◆ **Source code of charts**:
################
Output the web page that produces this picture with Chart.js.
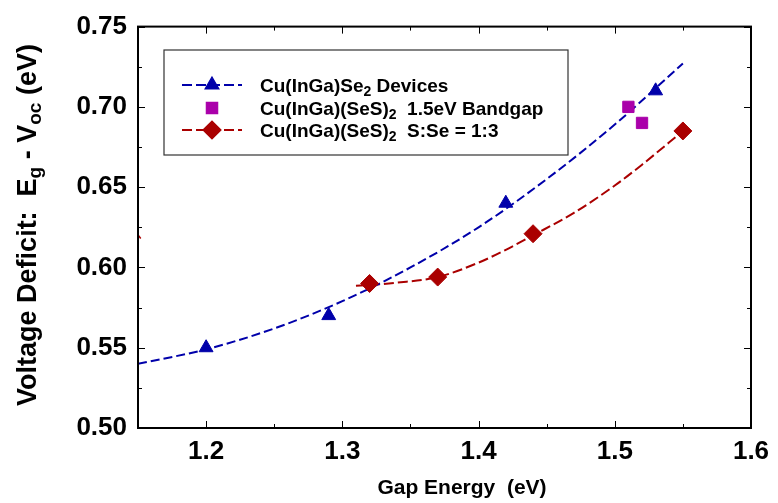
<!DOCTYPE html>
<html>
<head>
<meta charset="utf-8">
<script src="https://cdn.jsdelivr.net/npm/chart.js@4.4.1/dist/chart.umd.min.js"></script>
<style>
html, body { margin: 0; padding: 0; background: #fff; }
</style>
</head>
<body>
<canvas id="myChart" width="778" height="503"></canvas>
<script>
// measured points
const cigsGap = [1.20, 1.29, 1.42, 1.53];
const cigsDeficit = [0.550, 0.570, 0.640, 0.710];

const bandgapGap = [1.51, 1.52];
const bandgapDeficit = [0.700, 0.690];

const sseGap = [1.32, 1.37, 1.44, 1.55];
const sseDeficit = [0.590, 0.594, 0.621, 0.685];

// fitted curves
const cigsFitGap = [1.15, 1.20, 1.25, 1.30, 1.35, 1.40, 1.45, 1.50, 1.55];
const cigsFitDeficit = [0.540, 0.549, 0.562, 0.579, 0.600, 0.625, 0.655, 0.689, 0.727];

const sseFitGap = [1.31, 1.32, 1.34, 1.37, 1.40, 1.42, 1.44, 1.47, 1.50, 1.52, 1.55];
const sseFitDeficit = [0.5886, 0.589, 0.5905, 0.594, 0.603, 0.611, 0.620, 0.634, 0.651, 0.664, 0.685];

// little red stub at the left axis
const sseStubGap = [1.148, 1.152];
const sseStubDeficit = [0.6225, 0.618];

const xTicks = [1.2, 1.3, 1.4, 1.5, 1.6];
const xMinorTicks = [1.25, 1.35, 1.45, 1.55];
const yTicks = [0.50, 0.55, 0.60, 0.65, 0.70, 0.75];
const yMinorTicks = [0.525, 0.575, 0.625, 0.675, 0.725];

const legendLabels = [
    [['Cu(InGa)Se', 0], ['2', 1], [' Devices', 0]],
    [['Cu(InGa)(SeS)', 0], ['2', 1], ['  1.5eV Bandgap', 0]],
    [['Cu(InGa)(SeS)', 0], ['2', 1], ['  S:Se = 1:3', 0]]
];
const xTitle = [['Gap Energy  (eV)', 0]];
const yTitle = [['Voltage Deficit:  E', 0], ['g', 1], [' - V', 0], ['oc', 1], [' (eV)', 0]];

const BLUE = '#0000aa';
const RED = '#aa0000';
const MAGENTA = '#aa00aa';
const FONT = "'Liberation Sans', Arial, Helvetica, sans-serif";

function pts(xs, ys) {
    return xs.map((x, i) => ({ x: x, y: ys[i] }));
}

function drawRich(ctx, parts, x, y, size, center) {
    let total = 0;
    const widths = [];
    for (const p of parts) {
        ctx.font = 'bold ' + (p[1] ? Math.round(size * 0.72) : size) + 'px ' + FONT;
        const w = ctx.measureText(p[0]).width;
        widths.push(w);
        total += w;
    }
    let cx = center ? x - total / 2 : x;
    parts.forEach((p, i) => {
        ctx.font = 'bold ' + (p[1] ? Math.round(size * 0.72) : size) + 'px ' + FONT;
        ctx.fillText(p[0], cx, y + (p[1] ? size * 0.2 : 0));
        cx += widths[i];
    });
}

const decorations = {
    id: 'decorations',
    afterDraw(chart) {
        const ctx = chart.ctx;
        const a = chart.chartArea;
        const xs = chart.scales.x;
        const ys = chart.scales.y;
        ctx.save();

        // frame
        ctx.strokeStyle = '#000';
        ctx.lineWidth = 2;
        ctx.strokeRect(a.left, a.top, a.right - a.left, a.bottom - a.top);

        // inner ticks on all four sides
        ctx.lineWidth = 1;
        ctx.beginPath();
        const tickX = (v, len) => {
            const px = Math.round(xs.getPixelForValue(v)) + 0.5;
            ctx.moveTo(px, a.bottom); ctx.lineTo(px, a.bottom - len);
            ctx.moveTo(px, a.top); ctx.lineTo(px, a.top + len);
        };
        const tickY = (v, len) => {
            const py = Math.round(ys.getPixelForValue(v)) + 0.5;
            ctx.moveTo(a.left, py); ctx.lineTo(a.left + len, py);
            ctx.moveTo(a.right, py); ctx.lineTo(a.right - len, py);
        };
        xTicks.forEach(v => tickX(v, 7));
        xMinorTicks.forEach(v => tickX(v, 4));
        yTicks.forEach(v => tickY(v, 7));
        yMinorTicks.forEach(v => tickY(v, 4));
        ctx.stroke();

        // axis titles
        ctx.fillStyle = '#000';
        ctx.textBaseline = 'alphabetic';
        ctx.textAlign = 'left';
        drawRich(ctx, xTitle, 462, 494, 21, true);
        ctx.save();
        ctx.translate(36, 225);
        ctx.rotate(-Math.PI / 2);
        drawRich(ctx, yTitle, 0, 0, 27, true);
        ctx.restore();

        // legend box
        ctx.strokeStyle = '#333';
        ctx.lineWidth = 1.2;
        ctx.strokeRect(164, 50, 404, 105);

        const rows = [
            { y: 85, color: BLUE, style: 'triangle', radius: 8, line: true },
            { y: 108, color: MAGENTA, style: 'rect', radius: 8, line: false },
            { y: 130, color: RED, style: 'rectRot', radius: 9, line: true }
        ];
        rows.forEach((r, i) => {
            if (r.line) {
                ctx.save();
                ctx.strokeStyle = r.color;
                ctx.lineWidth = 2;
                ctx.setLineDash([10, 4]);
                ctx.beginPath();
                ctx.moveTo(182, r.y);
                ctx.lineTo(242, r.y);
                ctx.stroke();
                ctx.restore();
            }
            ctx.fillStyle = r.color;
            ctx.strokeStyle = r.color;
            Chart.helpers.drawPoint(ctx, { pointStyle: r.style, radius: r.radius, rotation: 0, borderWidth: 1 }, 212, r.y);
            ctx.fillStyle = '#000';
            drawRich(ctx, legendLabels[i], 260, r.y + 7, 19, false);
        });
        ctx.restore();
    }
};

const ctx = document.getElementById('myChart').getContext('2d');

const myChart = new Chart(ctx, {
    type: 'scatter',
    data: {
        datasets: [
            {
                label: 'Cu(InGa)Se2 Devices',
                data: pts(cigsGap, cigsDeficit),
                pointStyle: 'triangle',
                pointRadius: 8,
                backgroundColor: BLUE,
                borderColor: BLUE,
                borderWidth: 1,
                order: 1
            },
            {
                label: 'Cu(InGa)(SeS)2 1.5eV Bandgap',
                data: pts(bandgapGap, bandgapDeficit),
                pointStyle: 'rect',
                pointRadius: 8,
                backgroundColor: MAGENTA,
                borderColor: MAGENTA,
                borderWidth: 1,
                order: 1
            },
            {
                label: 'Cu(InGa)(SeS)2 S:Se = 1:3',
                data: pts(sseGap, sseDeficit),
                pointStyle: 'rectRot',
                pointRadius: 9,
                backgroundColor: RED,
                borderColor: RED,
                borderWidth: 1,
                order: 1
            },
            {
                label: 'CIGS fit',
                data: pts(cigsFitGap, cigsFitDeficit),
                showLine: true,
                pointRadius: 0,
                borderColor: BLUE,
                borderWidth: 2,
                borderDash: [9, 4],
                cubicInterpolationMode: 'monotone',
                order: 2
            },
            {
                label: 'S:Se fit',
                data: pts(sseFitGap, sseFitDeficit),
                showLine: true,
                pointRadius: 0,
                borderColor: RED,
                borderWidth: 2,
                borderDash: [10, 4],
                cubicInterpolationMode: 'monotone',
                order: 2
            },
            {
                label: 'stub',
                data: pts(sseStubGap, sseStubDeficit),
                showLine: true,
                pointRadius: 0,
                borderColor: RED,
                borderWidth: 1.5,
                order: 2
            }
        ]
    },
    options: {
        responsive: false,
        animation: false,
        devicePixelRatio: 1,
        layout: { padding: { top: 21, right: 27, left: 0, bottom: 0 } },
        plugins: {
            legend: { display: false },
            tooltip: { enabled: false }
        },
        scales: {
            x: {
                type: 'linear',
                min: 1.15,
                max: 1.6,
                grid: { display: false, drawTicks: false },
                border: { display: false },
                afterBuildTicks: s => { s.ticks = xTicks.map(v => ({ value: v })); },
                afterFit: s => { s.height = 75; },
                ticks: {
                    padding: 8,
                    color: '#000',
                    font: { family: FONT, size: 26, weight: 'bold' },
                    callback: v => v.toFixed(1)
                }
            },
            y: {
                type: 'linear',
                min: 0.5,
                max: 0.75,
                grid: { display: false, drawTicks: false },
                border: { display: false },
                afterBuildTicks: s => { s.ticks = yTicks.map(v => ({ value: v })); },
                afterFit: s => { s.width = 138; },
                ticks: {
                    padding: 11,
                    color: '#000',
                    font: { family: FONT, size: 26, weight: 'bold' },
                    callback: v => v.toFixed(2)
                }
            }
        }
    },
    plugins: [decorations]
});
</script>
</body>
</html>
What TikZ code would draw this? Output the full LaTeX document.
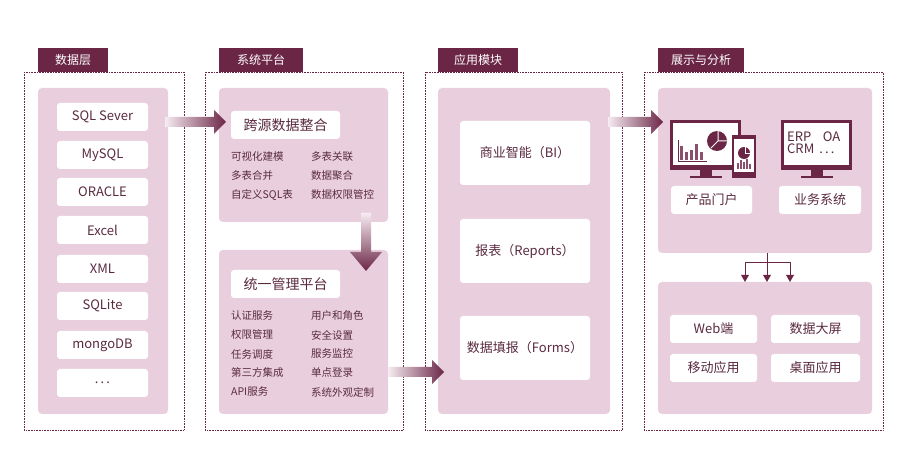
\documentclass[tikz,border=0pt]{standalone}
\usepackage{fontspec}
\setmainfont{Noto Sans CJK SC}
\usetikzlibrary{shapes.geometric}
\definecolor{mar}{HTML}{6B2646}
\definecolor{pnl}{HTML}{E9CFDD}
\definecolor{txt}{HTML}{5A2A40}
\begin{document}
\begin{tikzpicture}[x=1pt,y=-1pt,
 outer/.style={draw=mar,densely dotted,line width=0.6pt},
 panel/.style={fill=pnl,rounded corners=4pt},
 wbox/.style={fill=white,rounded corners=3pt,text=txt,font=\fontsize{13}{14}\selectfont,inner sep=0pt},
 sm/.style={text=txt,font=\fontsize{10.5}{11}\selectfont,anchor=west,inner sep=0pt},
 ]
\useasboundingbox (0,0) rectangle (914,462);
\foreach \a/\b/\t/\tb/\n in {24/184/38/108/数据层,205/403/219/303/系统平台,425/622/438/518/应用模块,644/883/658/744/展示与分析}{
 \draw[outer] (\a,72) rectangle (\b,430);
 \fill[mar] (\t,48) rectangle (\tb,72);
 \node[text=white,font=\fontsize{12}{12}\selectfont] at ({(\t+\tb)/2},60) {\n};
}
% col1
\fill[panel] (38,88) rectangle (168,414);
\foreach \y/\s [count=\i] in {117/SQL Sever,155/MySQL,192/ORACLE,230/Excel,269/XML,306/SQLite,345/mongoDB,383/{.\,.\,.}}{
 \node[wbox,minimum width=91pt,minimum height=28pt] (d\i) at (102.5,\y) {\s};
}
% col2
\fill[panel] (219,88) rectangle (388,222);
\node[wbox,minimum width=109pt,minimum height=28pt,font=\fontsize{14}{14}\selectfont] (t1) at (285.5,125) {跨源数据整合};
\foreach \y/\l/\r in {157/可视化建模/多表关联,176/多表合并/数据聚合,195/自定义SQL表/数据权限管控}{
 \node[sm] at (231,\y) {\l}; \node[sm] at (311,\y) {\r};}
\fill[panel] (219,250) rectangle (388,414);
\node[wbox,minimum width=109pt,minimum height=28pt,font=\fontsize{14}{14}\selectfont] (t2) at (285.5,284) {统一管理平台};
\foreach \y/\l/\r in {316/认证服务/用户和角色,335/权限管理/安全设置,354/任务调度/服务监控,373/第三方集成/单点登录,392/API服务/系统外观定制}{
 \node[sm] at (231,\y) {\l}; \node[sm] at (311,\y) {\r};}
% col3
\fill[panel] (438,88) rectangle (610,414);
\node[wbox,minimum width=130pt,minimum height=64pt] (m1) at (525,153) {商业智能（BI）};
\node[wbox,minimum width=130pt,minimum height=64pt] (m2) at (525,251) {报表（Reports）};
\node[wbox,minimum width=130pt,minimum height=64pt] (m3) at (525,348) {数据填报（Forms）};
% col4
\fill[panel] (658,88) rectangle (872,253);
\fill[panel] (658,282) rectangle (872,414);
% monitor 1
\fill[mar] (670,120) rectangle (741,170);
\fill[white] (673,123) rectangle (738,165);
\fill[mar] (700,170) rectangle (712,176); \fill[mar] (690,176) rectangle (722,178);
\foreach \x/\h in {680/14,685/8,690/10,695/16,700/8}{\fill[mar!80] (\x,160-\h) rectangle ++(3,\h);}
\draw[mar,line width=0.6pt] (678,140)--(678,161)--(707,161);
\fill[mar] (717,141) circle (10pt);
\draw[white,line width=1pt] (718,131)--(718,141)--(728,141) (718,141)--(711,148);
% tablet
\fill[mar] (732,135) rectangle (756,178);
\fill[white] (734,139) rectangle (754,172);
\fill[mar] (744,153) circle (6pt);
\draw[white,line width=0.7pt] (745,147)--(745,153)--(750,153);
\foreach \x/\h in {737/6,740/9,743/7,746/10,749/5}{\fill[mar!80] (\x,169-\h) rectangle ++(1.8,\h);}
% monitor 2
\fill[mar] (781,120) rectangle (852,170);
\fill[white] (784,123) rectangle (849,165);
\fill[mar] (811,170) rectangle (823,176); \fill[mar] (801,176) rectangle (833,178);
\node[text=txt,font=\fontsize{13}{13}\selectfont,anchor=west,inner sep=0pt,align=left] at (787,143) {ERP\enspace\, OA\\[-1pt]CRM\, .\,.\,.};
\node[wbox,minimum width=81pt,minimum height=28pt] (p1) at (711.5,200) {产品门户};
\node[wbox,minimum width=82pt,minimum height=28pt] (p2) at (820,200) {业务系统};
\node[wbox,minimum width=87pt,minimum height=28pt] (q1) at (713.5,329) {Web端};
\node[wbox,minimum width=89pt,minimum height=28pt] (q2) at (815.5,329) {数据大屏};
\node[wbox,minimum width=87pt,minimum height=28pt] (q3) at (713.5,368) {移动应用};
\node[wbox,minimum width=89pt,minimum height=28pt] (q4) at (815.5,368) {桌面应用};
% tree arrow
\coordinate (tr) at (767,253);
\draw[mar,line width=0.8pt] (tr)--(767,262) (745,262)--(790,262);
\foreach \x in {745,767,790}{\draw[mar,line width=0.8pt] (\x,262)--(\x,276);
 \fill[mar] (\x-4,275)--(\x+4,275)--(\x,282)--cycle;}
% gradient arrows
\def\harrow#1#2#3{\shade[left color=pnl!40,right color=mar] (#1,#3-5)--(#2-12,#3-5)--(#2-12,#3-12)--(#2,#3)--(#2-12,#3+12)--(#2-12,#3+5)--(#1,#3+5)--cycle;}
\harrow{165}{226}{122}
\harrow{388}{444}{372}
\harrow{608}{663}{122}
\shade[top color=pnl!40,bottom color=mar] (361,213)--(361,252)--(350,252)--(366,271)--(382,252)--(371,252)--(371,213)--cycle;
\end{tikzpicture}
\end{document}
################
◆ **CHALLENGE**: The lines from the top of the data above through the one holding "const yMinorTicks = [0.525, 0.575, 0.625, 0.675, 0.725];" are to be repeated exactly, and only those, with no pictures.

◆ **SOLUTION TO THIS PROBLEM**:
Output the web page that produces this picture with Chart.js.
<!DOCTYPE html>
<html>
<head>
<meta charset="utf-8">
<script src="https://cdn.jsdelivr.net/npm/chart.js@4.4.1/dist/chart.umd.min.js"></script>
<style>
html, body { margin: 0; padding: 0; background: #fff; }
</style>
</head>
<body>
<canvas id="myChart" width="778" height="503"></canvas>
<script>
// measured points
const cigsGap = [1.20, 1.29, 1.42, 1.53];
const cigsDeficit = [0.550, 0.570, 0.640, 0.710];

const bandgapGap = [1.51, 1.52];
const bandgapDeficit = [0.700, 0.690];

const sseGap = [1.32, 1.37, 1.44, 1.55];
const sseDeficit = [0.590, 0.594, 0.621, 0.685];

// fitted curves
const cigsFitGap = [1.15, 1.20, 1.25, 1.30, 1.35, 1.40, 1.45, 1.50, 1.55];
const cigsFitDeficit = [0.540, 0.549, 0.562, 0.579, 0.600, 0.625, 0.655, 0.689, 0.727];

const sseFitGap = [1.31, 1.32, 1.34, 1.37, 1.40, 1.42, 1.44, 1.47, 1.50, 1.52, 1.55];
const sseFitDeficit = [0.5886, 0.589, 0.5905, 0.594, 0.603, 0.611, 0.620, 0.634, 0.651, 0.664, 0.685];

// little red stub at the left axis
const sseStubGap = [1.148, 1.152];
const sseStubDeficit = [0.6225, 0.618];

const xTicks = [1.2, 1.3, 1.4, 1.5, 1.6];
const xMinorTicks = [1.25, 1.35, 1.45, 1.55];
const yTicks = [0.50, 0.55, 0.60, 0.65, 0.70, 0.75];
const yMinorTicks = [0.525, 0.575, 0.625, 0.675, 0.725];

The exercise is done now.